Как вылечить ипохондрика
Бывает довольно сложно предугадать, насколько далеко зайдут последствия сделанного тобою – будь оно сделано с умыслом или же, что случается гораздо чаще, по недомыслию. Динамит вон тоже с благой целью изобретался (по крайней мере, так было заявлено) – и что в итоге? Наши соотечественники в этом плане чуть более предсказуемы, поскольку в большинстве случаев имеют на выходе или автомат Калашникова, или самогонный аппарат, но тоже способны время от времени поразить воображение. Это я к чему? Да к тому, что даже не знаю, что сделают с человеком, который когда-нибудь изобретет эффективный способ лечения ипохондрии. То ли его зацелуют, искупают в овациях и отольют в граните родственники болящих и их лечащие врачи, то ли слезно поблагодарят, а потом тихонько прикопают сами ипохондрики. Как же так – ничего не болит, не свербит, не ломит и не щемит! И как теперь со всем этим жить?

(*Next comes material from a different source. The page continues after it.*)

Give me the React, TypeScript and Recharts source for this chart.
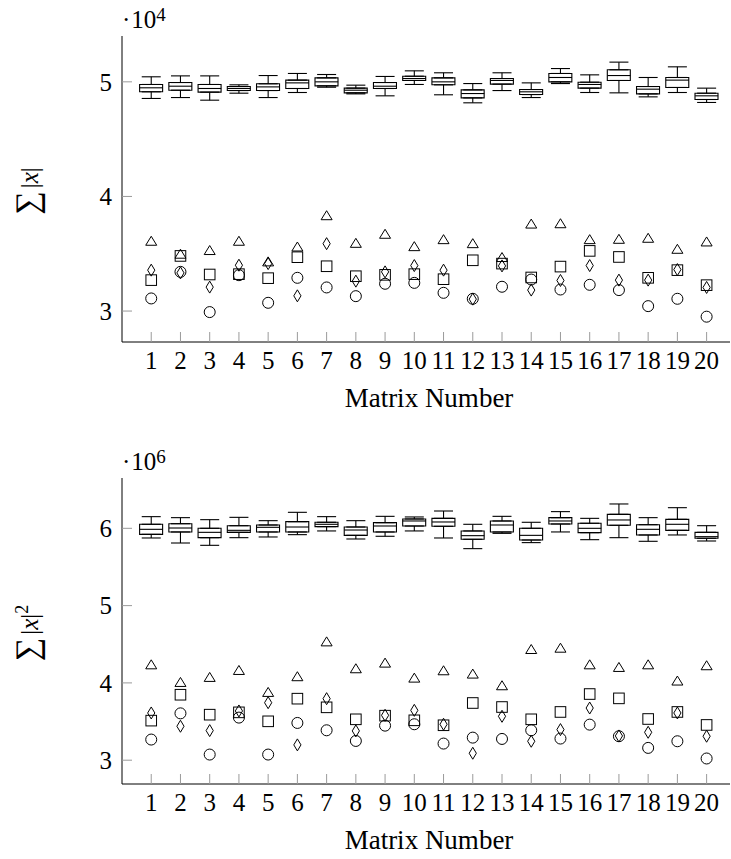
import React from 'react';
import { ComposedChart, Bar, Scatter, XAxis, YAxis, ErrorBar } from 'recharts';

const FONT = 'Liberation Serif, DejaVu Serif, serif';

const matrices = [1, 2, 3, 4, 5, 6, 7, 8, 9, 10, 11, 12, 13, 14, 15, 16, 17, 18, 19, 20];
const xTicks = [1, 2, 3, 4, 5, 6, 7, 8, 9, 10, 11, 12, 13, 14, 15, 16, 17, 18, 19, 20];

// Panel 1: sum |x|  (units of 1e4)
const absYTicks = [3, 4, 5];
const absLow = [4.855, 4.863, 4.84, 4.901, 4.863, 4.907, 4.953, 4.895, 4.878, 4.977, 4.887, 4.817, 4.924, 4.863, 4.985, 4.907, 4.904, 4.869, 4.907, 4.82];
const absQ1 = [4.913, 4.927, 4.91, 4.924, 4.924, 4.942, 4.965, 4.904, 4.942, 5.012, 4.974, 4.86, 4.98, 4.889, 5.0, 4.945, 5.012, 4.895, 4.951, 4.846];
const absMed = [4.948, 4.962, 4.942, 4.942, 4.956, 4.991, 5.0, 4.927, 4.962, 5.029, 5.0, 4.898, 5.012, 4.913, 5.038, 4.977, 5.055, 4.936, 5.015, 4.878];
const absQ3 = [4.977, 4.994, 4.977, 4.959, 4.983, 5.015, 5.035, 4.945, 4.994, 5.049, 5.035, 4.93, 5.029, 4.933, 5.073, 4.997, 5.105, 4.959, 5.038, 4.901];
const absHigh = [5.044, 5.052, 5.052, 4.974, 5.055, 5.073, 5.064, 4.971, 5.047, 5.096, 5.079, 4.985, 5.079, 4.991, 5.116, 5.061, 5.172, 5.038, 5.131, 4.945];
const absTri = [3.609, 3.496, 3.528, 3.609, 3.429, 3.559, 3.832, 3.591, 3.67, 3.562, 3.623, 3.588, 3.467, 3.759, 3.762, 3.623, 3.626, 3.635, 3.539, 3.603];
const absSq = [3.27, 3.481, 3.319, 3.322, 3.287, 3.47, 3.391, 3.304, 3.316, 3.322, 3.278, 3.443, 3.414, 3.293, 3.388, 3.525, 3.472, 3.29, 3.357, 3.226];
const absDia = [3.357, 3.333, 3.209, 3.4, 3.414, 3.133, 3.588, 3.261, 3.342, 3.397, 3.357, 3.104, 3.394, 3.183, 3.267, 3.397, 3.27, 3.27, 3.362, 3.206];
const absCirc = [3.11, 3.342, 2.991, 3.313, 3.072, 3.29, 3.206, 3.13, 3.238, 3.246, 3.159, 3.107, 3.212, 3.275, 3.188, 3.229, 3.183, 3.043, 3.107, 2.951];

// Panel 2: sum |x|^2 (units of 1e6)
const sqYTicks = [3, 4, 5, 6];
const sqLow = [5.875, 5.81, 5.78, 5.879, 5.888, 5.918, 5.966, 5.862, 5.897, 5.966, 5.875, 5.737, 5.935, 5.815, 5.953, 5.853, 5.879, 5.832, 5.914, 5.836];
const sqQ1 = [5.922, 5.953, 5.879, 5.948, 5.953, 5.953, 6.022, 5.909, 5.953, 6.03, 6.026, 5.858, 5.953, 5.849, 6.056, 5.944, 6.039, 5.914, 5.974, 5.871];
const sqMed = [5.987, 6.004, 5.948, 5.974, 6.013, 6.017, 6.052, 5.978, 6.03, 6.095, 6.082, 5.905, 6.043, 5.909, 6.095, 6.0, 6.108, 5.987, 6.052, 5.892];
const sqQ3 = [6.052, 6.06, 6.0, 6.034, 6.043, 6.086, 6.078, 6.017, 6.073, 6.121, 6.129, 5.966, 6.095, 6.0, 6.138, 6.065, 6.181, 6.047, 6.116, 5.948];
const sqHigh = [6.151, 6.138, 6.112, 6.142, 6.099, 6.207, 6.151, 6.099, 6.155, 6.147, 6.224, 6.052, 6.155, 6.078, 6.216, 6.129, 6.315, 6.138, 6.267, 6.034];
const sqTri = [4.234, 4.006, 4.071, 4.161, 3.877, 4.08, 4.531, 4.183, 4.256, 4.062, 4.157, 4.114, 3.963, 4.432, 4.449, 4.234, 4.2, 4.234, 4.024, 4.222];
const sqSq = [3.512, 3.847, 3.589, 3.619, 3.503, 3.796, 3.684, 3.529, 3.576, 3.516, 3.452, 3.74, 3.688, 3.529, 3.624, 3.856, 3.8, 3.533, 3.624, 3.456];
const sqDia = [3.611, 3.439, 3.383, 3.637, 3.744, 3.198, 3.796, 3.379, 3.581, 3.645, 3.465, 3.09, 3.568, 3.245, 3.396, 3.675, 3.314, 3.361, 3.611, 3.31];
const sqCirc = [3.267, 3.606, 3.073, 3.551, 3.073, 3.482, 3.387, 3.249, 3.447, 3.465, 3.215, 3.292, 3.275, 3.387, 3.28, 3.46, 3.31, 3.159, 3.245, 3.022];

function buildRows(low, q1, med, q3, high, tri, sq, dia, circ) {
  return matrices.map((m, i) => ({
    x: m,
    box: [q1[i], q3[i]],
    q1: q1[i],
    q3: q3[i],
    med: med[i],
    lowErr: [q1[i] - low[i], 0],
    highErr: [0, high[i] - q3[i]],
    tri: tri[i],
    sq: sq[i],
    dia: dia[i],
    circ: circ[i],
  }));
}

const absRows = buildRows(absLow, absQ1, absMed, absQ3, absHigh, absTri, absSq, absDia, absCirc);
const sqRows = buildRows(sqLow, sqQ1, sqMed, sqQ3, sqHigh, sqTri, sqSq, sqDia, sqCirc);

const INK = '#000';
const TICK = '#9a9a9a';
const BOX_W = 23;
const CAP_HALF = 9.5;
const SW = 1.1;

const ok = (p) => p && typeof p.cx === 'number' && typeof p.cy === 'number' && !isNaN(p.cy);

const Empty = () => <g />;
const MedianShape = (p) => {
  if (!ok(p)) return <g />;
  return <line x1={p.cx - BOX_W / 2} x2={p.cx + BOX_W / 2} y1={p.cy} y2={p.cy} stroke={INK} strokeWidth={SW} />;
};
const TriShape = (p) => {
  if (!ok(p)) return <g />;
  const { cx, cy } = p;
  return <path d={`M${cx},${cy - 5} L${cx + 5.5},${cy + 4} L${cx - 5.5},${cy + 4} Z`} fill="none" stroke={INK} strokeWidth={1} />;
};
const SqShape = (p) => {
  if (!ok(p)) return <g />;
  return <rect x={p.cx - 5.3} y={p.cy - 5.3} width={10.6} height={10.6} fill="none" stroke={INK} strokeWidth={1} />;
};
const DiaShape = (p) => {
  if (!ok(p)) return <g />;
  const { cx, cy } = p;
  return <path d={`M${cx},${cy - 6} L${cx + 3.6},${cy} L${cx},${cy + 6} L${cx - 3.6},${cy} Z`} fill="none" stroke={INK} strokeWidth={1} />;
};
const CircShape = (p) => {
  if (!ok(p)) return <g />;
  return <circle cx={p.cx} cy={p.cy} r={5.5} fill="none" stroke={INK} strokeWidth={1} />;
};

const tickStyle = { fill: '#000', fontSize: 25, fontFamily: FONT };

function Panel({ rows, domain, yTicks, exponent, squared }) {
  const yLabel = (props) => {
    const vb = props && props.viewBox ? props.viewBox : { x: 0, y: 36, width: 122, height: 306 };
    const plotLeft = vb.x + vb.width;
    const cy = vb.y + vb.height / 2 + 2;
    const bx = plotLeft - 84;
    return (
      <g>
        <text
          x={0}
          y={0}
          transform={`translate(${bx}, ${cy}) rotate(-90)`}
          textAnchor="middle"
          fontFamily={FONT}
          fontSize={25}
          fill="#000"
        >
          <tspan fontSize={33}>∑</tspan>
          <tspan dx={3}>|</tspan>
          <tspan fontStyle="italic">x</tspan>
          <tspan>|</tspan>
          {squared ? (
            <tspan fontSize={18} dy={-10}>
              2
            </tspan>
          ) : null}
        </text>
        <text x={plotLeft} y={vb.y - 8} fontFamily={FONT} fontSize={25} fill="#000">
          <tspan>·</tspan>
          <tspan dx={1}>10</tspan>
          <tspan fontSize={19} dy={-7}>
            {exponent}
          </tspan>
        </text>
      </g>
    );
  };
  const xLabel = (props) => {
    const vb = props && props.viewBox ? props.viewBox : { x: 122, y: 342, width: 608, height: 75 };
    return (
      <text
        x={vb.x + vb.width / 2 + 3}
        y={vb.y + 65}
        textAnchor="middle"
        fontFamily={FONT}
        fontSize={27}
        fill="#000"
      >
        Matrix Number
      </text>
    );
  };

  return (
    <ComposedChart width={731} height={417} data={rows} margin={{ top: 36, right: 1, bottom: 0, left: 0 }}>
      <XAxis
        dataKey="x"
        type="number"
        domain={[0, 20.8]}
        allowDataOverflow
        ticks={xTicks}
        interval={0}
        height={75}
        tickSize={-10}
        tickMargin={19}
        tick={tickStyle}
        tickLine={{ stroke: TICK, strokeWidth: 1 }}
        axisLine={{ stroke: INK, strokeWidth: 1 }}
        label={{ content: xLabel }}
      />
      <XAxis
        xAxisId="top"
        orientation="top"
        dataKey="x"
        type="number"
        domain={[0, 20.8]}
        allowDataOverflow
        ticks={xTicks}
        interval={0}
        height={0}
        tickSize={-10}
        tick={false}
        tickLine={{ stroke: TICK, strokeWidth: 1 }}
        axisLine={{ stroke: INK, strokeWidth: 1 }}
      />
      <YAxis
        type="number"
        domain={domain}
        allowDataOverflow
        ticks={yTicks}
        interval={0}
        width={122}
        tickSize={-10}
        tickMargin={20}
        tick={tickStyle}
        tickLine={{ stroke: TICK, strokeWidth: 1 }}
        axisLine={{ stroke: INK, strokeWidth: 1 }}
        label={{ content: yLabel }}
      />
      <YAxis
        yAxisId="right"
        orientation="right"
        type="number"
        domain={domain}
        allowDataOverflow
        ticks={yTicks}
        interval={0}
        width={0}
        tickSize={-10}
        tick={false}
        tickLine={{ stroke: TICK, strokeWidth: 1 }}
        axisLine={{ stroke: INK, strokeWidth: 1 }}
      />
      <Bar dataKey="box" barSize={BOX_W} fill="#fff" stroke={INK} strokeWidth={SW} isAnimationActive={false} />
      <Scatter data={rows} dataKey="q3" shape={Empty} isAnimationActive={false}>
        <ErrorBar dataKey={(d) => (d && d.payload ? d.payload.highErr : d.highErr)} direction="y" width={CAP_HALF} stroke={INK} strokeWidth={SW} />
      </Scatter>
      <Scatter data={rows} dataKey="q1" shape={Empty} isAnimationActive={false}>
        <ErrorBar dataKey={(d) => (d && d.payload ? d.payload.lowErr : d.lowErr)} direction="y" width={CAP_HALF} stroke={INK} strokeWidth={SW} />
      </Scatter>
      <Scatter data={rows} dataKey="med" shape={MedianShape} isAnimationActive={false} />
      <Scatter data={rows} dataKey="tri" shape={TriShape} isAnimationActive={false} />
      <Scatter data={rows} dataKey="sq" shape={SqShape} isAnimationActive={false} />
      <Scatter data={rows} dataKey="dia" shape={DiaShape} isAnimationActive={false} />
      <Scatter data={rows} dataKey="circ" shape={CircShape} isAnimationActive={false} />
    </ComposedChart>
  );
}

export default function App() {
  return (
    <div style={{ position: 'absolute', left: 0, top: 0, width: 731, height: 859, background: '#fff' }}>
      <div style={{ position: 'absolute', left: 0, top: 0 }}>
        <Panel rows={absRows} domain={[2.73, 5.4]} yTicks={absYTicks} exponent="4" squared={false} />
      </div>
      <div style={{ position: 'absolute', left: 0, top: 442 }}>
        <Panel rows={sqRows} domain={[2.692, 6.651]} yTicks={sqYTicks} exponent="6" squared={true} />
      </div>
    </div>
  );
}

Коллега тут однажды рассказывала об одной из своих давнишних пациенток. Был ли на ее памяти такой день, чтобы Зоя Ивановна не умирала от чего-то мучительно неизлечимого? Да ни одного! Хотя нет, постойте. Было, было целых два раза, когда она выписывалась из отделения неврозов, цветущая от внимания тамошних мужичков-пенсионеров, растроганная слезами счастья на глазах медперсонала, мелко крестящегося за ее удаляющейся от дверей отделения спиной.